* INSTRUCTIONS TO FOLLOW:
Give back every line exactly as it appears, pictures excluded.

* DATA LINES:

##############################

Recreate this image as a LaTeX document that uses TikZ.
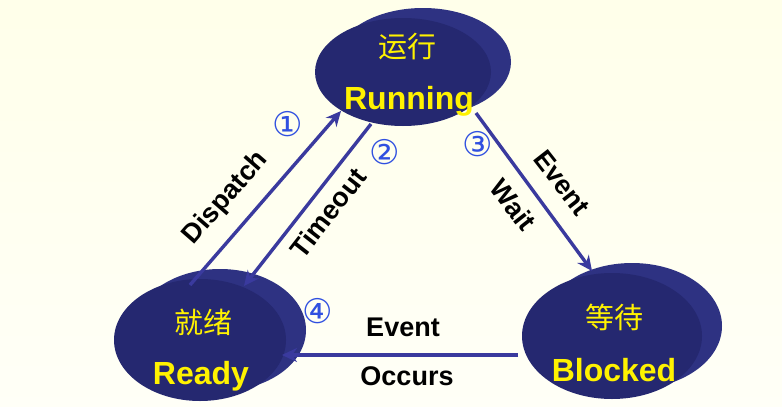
\documentclass[tikz,border=0pt]{standalone}
\usepackage{fontspec}
\usetikzlibrary{arrows.meta}
\setmainfont{Liberation Sans}
\newfontfamily\cjk{Noto Sans CJK SC}
\newfontfamily\dv{DejaVu Sans}
\definecolor{ellipsefront}{HTML}{252870}
\definecolor{ellipseback}{HTML}{2E3282}
\definecolor{arrowcol}{HTML}{3A3A9E}
\definecolor{numcol}{HTML}{3050E0}
\begin{document}
\begin{tikzpicture}[x=1pt,y=-1pt,
  arr/.style={draw=arrowcol, line width=3.4pt, -{Stealth[length=15pt,width=14pt]}},
  lbl/.style={font=\bfseries\fontsize{27}{29}\selectfont, text=black, inner sep=0pt},
  num/.style={font=\dv\fontsize{34}{36}\selectfont, text=numcol, inner sep=0pt},
  zh/.style={font=\cjk\fontsize{29}{31}\selectfont, text=yellow},
  en/.style={font=\bfseries\fontsize{32}{34}\selectfont, text=yellow}]
\shade[top color=white!30!yellow!12, bottom color=white!60!yellow!8] (0,0) rectangle (782,407);
\useasboundingbox (0,0) rectangle (782,407);
\foreach \cx/\cy/\w/\h/\nm in {403/72/176/108/run, 200/340/172/122/rdy, 612/336/180/126/blk}{
  \fill[ellipseback] (\cx+20,\cy-10) ellipse ({\w/2} and {\h/2});
  \fill[ellipsefront] (\cx,\cy) ellipse ({\w/2} and {\h/2});
  \coordinate (\nm) at (\cx,\cy);
}
\node[zh] (runzh) at (407,47) {运行};
\node[en] (runen) at (409,101) {Running};
\node[zh] (rdyzh) at (203,322) {就绪};
\node[en] (rdyen) at (201,376) {Ready};
\node[zh] (blkzh) at (614,317) {等待};
\node[en] (blken) at (614,370) {Blocked};
\coordinate (d1) at (190,285); \coordinate (d2) at (341,111);
\coordinate (t1) at (371,124); \coordinate (t2) at (244,286);
\coordinate (w1) at (476,113); \coordinate (w2) at (592,271);
\coordinate (o1) at (518,355); \coordinate (o2) at (282,355);
\draw[arr] (d1) -- (d2);
\draw[arr] (t1) -- (t2);
\draw[arr] (w1) -- (w2);
\draw[arr] (o1) -- (o2);
\node[lbl, rotate=49] (ldisp) at (226,198) {Dispatch};
\node[lbl, rotate=52] (ltime) at (328,213) {Timeout};
\node[lbl, rotate=-52] (lev1) at (562,183) {Event};
\node[lbl, rotate=-52] (lwait) at (513,205) {Wait};
\node[lbl] (lev2) at (403,327) {Event};
\node[lbl] (locc) at (407,376) {Occurs};
\node[num] (n1) at (288,124) {①};
\node[num] (n2) at (385,152) {②};
\node[num] (n3) at (478,144) {③};
\node[num] (n4) at (318,311) {④};
\end{tikzpicture}
\end{document}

##############################

* FULL SOLUTION:
Recreate this image as a LaTeX document that uses TikZ.
\documentclass[tikz,border=0pt]{standalone}
\usepackage{fontspec}
\usetikzlibrary{arrows.meta}
\setmainfont{Liberation Sans}
\newfontfamily\cjk{Noto Sans CJK SC}
\newfontfamily\dv{DejaVu Sans}
\definecolor{ellipsefront}{HTML}{252870}
\definecolor{ellipseback}{HTML}{2E3282}
\definecolor{arrowcol}{HTML}{3A3A9E}
\definecolor{numcol}{HTML}{3050E0}
\begin{document}
\begin{tikzpicture}[x=1pt,y=-1pt,
  arr/.style={draw=arrowcol, line width=3.4pt, -{Stealth[length=15pt,width=14pt]}},
  lbl/.style={font=\bfseries\fontsize{27}{29}\selectfont, text=black, inner sep=0pt},
  num/.style={font=\dv\fontsize{34}{36}\selectfont, text=numcol, inner sep=0pt},
  zh/.style={font=\cjk\fontsize{29}{31}\selectfont, text=yellow},
  en/.style={font=\bfseries\fontsize{32}{34}\selectfont, text=yellow}]
\shade[top color=white!30!yellow!12, bottom color=white!60!yellow!8] (0,0) rectangle (782,407);
\useasboundingbox (0,0) rectangle (782,407);
\foreach \cx/\cy/\w/\h/\nm in {403/72/176/108/run, 200/340/172/122/rdy, 612/336/180/126/blk}{
  \fill[ellipseback] (\cx+20,\cy-10) ellipse ({\w/2} and {\h/2});
  \fill[ellipsefront] (\cx,\cy) ellipse ({\w/2} and {\h/2});
  \coordinate (\nm) at (\cx,\cy);
}
\node[zh] (runzh) at (407,47) {运行};
\node[en] (runen) at (409,101) {Running};
\node[zh] (rdyzh) at (203,322) {就绪};
\node[en] (rdyen) at (201,376) {Ready};
\node[zh] (blkzh) at (614,317) {等待};
\node[en] (blken) at (614,370) {Blocked};
\coordinate (d1) at (190,285); \coordinate (d2) at (341,111);
\coordinate (t1) at (371,124); \coordinate (t2) at (244,286);
\coordinate (w1) at (476,113); \coordinate (w2) at (592,271);
\coordinate (o1) at (518,355); \coordinate (o2) at (282,355);
\draw[arr] (d1) -- (d2);
\draw[arr] (t1) -- (t2);
\draw[arr] (w1) -- (w2);
\draw[arr] (o1) -- (o2);
\node[lbl, rotate=49] (ldisp) at (226,198) {Dispatch};
\node[lbl, rotate=52] (ltime) at (328,213) {Timeout};
\node[lbl, rotate=-52] (lev1) at (562,183) {Event};
\node[lbl, rotate=-52] (lwait) at (513,205) {Wait};
\node[lbl] (lev2) at (403,327) {Event};
\node[lbl] (locc) at (407,376) {Occurs};
\node[num] (n1) at (288,124) {①};
\node[num] (n2) at (385,152) {②};
\node[num] (n3) at (478,144) {③};
\node[num] (n4) at (318,311) {④};
\end{tikzpicture}
\end{document}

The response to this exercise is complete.